Hall further said in some cases, the residency of the employing business can also be affected: "For example, particular attention needs to be paid to the tax residency of directors, as this may affect the tax residency of a company. A company incorporated in the UK is generally UK-resident for tax purposes. However, a company may be regarded as tax resident in more than one country under tax treaty arrangements, if for example it is managed and controlled in another country by the majority of its directors. This may lead to significant tax liabilities overseas."
Another potential risk relates to the creation of a permanent establishment (PE) for local tax purposes, she said.
"This could mean that some of the employer's profits are taxed in the country where an employee is working, as well as in the UK, depending on the employee's activities.
"Most countries adopt the approach that a PE may be created in a country where the employer has a fixed place of business, through which the business of the employer is wholly or partly carried on, or where an agent acting on behalf of the employer has authority to do business on their behalf.

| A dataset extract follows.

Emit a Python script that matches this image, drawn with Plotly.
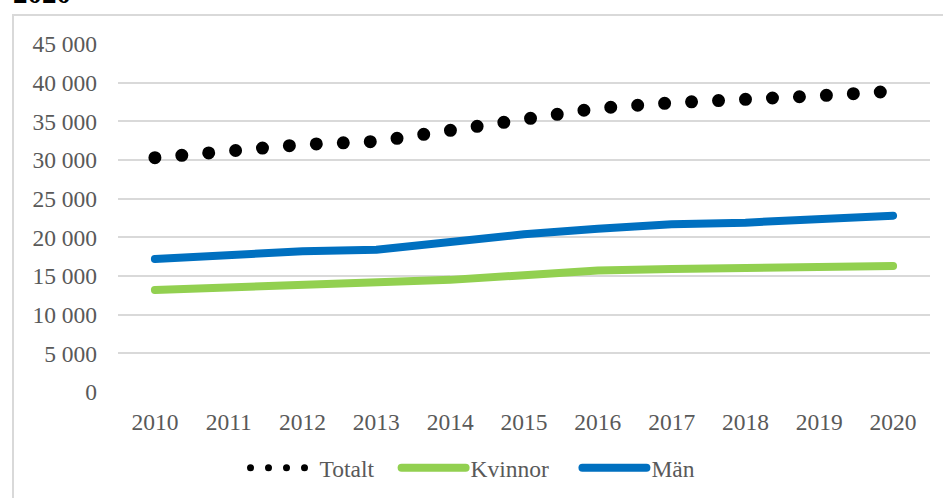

An agent can include an employee for this purpose, and an employee's home or base overseas may be considered a fixed place of business."
Hall concluded: "So, when employees ask to be able to work from overseas, employers will have to balance their commercial needs and objectives with the tax risks of creating a PE. Local advice needs to be sought if there is any concern that any employees' activities may give rise to a PE. Employers should also be mindful of wider obligations which may be affected by employees working overseas, such as local employment law issues and health and safety requirements."